#### WORK REQUIRED:
Quote the data below in full, please, without altering anything.

#### RAW DATA:
┏━━

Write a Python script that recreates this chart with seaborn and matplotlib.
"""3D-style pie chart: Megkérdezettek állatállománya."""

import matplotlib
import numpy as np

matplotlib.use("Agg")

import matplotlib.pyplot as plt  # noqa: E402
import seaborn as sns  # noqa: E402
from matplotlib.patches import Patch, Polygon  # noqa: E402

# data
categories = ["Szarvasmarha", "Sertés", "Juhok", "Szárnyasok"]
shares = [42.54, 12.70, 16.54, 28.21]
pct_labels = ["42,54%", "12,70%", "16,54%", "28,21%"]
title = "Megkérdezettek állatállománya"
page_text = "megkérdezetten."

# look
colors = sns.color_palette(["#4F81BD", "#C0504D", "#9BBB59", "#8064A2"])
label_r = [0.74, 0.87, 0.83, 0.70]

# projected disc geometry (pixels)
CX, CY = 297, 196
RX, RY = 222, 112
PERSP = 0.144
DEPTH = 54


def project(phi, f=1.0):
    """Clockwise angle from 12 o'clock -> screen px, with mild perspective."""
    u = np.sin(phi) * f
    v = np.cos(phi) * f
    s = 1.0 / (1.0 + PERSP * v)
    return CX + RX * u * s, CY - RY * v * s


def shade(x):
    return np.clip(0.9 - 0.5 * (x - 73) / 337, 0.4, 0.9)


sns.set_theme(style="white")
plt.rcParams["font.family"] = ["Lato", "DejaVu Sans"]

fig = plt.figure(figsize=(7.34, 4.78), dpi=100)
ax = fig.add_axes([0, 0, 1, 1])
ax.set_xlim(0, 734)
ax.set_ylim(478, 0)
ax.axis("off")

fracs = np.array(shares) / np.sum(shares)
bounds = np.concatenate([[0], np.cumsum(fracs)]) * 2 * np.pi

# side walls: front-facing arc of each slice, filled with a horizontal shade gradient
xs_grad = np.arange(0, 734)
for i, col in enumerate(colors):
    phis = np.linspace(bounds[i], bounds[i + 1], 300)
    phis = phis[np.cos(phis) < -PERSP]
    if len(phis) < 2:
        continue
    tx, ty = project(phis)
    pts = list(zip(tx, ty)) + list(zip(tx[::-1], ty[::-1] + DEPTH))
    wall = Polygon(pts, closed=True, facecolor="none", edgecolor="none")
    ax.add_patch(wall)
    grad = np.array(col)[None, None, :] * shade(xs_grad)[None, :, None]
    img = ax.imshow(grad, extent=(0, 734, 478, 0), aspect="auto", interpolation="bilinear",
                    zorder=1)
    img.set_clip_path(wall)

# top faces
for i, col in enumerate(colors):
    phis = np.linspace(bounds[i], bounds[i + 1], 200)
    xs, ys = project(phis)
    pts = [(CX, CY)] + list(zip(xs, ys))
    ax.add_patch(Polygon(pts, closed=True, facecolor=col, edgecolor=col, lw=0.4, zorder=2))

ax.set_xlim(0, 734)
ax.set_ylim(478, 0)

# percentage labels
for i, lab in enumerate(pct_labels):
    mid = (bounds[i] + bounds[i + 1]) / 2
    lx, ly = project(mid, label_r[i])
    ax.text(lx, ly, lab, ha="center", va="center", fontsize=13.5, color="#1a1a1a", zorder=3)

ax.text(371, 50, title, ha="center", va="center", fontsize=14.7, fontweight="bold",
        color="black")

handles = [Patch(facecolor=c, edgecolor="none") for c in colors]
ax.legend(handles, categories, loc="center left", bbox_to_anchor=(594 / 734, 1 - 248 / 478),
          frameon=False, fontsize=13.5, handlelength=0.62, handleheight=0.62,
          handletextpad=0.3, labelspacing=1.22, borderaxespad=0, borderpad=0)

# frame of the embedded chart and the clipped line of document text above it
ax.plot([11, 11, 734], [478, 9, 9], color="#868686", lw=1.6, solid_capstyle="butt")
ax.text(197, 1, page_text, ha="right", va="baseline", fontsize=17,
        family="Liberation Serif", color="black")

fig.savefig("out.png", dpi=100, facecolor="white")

┗━━

#### SOLUTION:
Write a Python script that recreates this chart with seaborn and matplotlib.
"""3D-style pie chart: Megkérdezettek állatállománya."""

import matplotlib
import numpy as np

matplotlib.use("Agg")

import matplotlib.pyplot as plt  # noqa: E402
import seaborn as sns  # noqa: E402
from matplotlib.patches import Patch, Polygon  # noqa: E402

# data
categories = ["Szarvasmarha", "Sertés", "Juhok", "Szárnyasok"]
shares = [42.54, 12.70, 16.54, 28.21]
pct_labels = ["42,54%", "12,70%", "16,54%", "28,21%"]
title = "Megkérdezettek állatállománya"
page_text = "megkérdezetten."

# look
colors = sns.color_palette(["#4F81BD", "#C0504D", "#9BBB59", "#8064A2"])
label_r = [0.74, 0.87, 0.83, 0.70]

# projected disc geometry (pixels)
CX, CY = 297, 196
RX, RY = 222, 112
PERSP = 0.144
DEPTH = 54


def project(phi, f=1.0):
    """Clockwise angle from 12 o'clock -> screen px, with mild perspective."""
    u = np.sin(phi) * f
    v = np.cos(phi) * f
    s = 1.0 / (1.0 + PERSP * v)
    return CX + RX * u * s, CY - RY * v * s


def shade(x):
    return np.clip(0.9 - 0.5 * (x - 73) / 337, 0.4, 0.9)


sns.set_theme(style="white")
plt.rcParams["font.family"] = ["Lato", "DejaVu Sans"]

fig = plt.figure(figsize=(7.34, 4.78), dpi=100)
ax = fig.add_axes([0, 0, 1, 1])
ax.set_xlim(0, 734)
ax.set_ylim(478, 0)
ax.axis("off")

fracs = np.array(shares) / np.sum(shares)
bounds = np.concatenate([[0], np.cumsum(fracs)]) * 2 * np.pi

# side walls: front-facing arc of each slice, filled with a horizontal shade gradient
xs_grad = np.arange(0, 734)
for i, col in enumerate(colors):
    phis = np.linspace(bounds[i], bounds[i + 1], 300)
    phis = phis[np.cos(phis) < -PERSP]
    if len(phis) < 2:
        continue
    tx, ty = project(phis)
    pts = list(zip(tx, ty)) + list(zip(tx[::-1], ty[::-1] + DEPTH))
    wall = Polygon(pts, closed=True, facecolor="none", edgecolor="none")
    ax.add_patch(wall)
    grad = np.array(col)[None, None, :] * shade(xs_grad)[None, :, None]
    img = ax.imshow(grad, extent=(0, 734, 478, 0), aspect="auto", interpolation="bilinear",
                    zorder=1)
    img.set_clip_path(wall)

# top faces
for i, col in enumerate(colors):
    phis = np.linspace(bounds[i], bounds[i + 1], 200)
    xs, ys = project(phis)
    pts = [(CX, CY)] + list(zip(xs, ys))
    ax.add_patch(Polygon(pts, closed=True, facecolor=col, edgecolor=col, lw=0.4, zorder=2))

ax.set_xlim(0, 734)
ax.set_ylim(478, 0)

# percentage labels
for i, lab in enumerate(pct_labels):
    mid = (bounds[i] + bounds[i + 1]) / 2
    lx, ly = project(mid, label_r[i])
    ax.text(lx, ly, lab, ha="center", va="center", fontsize=13.5, color="#1a1a1a", zorder=3)

ax.text(371, 50, title, ha="center", va="center", fontsize=14.7, fontweight="bold",
        color="black")

handles = [Patch(facecolor=c, edgecolor="none") for c in colors]
ax.legend(handles, categories, loc="center left", bbox_to_anchor=(594 / 734, 1 - 248 / 478),
          frameon=False, fontsize=13.5, handlelength=0.62, handleheight=0.62,
          handletextpad=0.3, labelspacing=1.22, borderaxespad=0, borderpad=0)

# frame of the embedded chart and the clipped line of document text above it
ax.plot([11, 11, 734], [478, 9, 9], color="#868686", lw=1.6, solid_capstyle="butt")
ax.text(197, 1, page_text, ha="right", va="baseline", fontsize=17,
        family="Liberation Serif", color="black")

fig.savefig("out.png", dpi=100, facecolor="white")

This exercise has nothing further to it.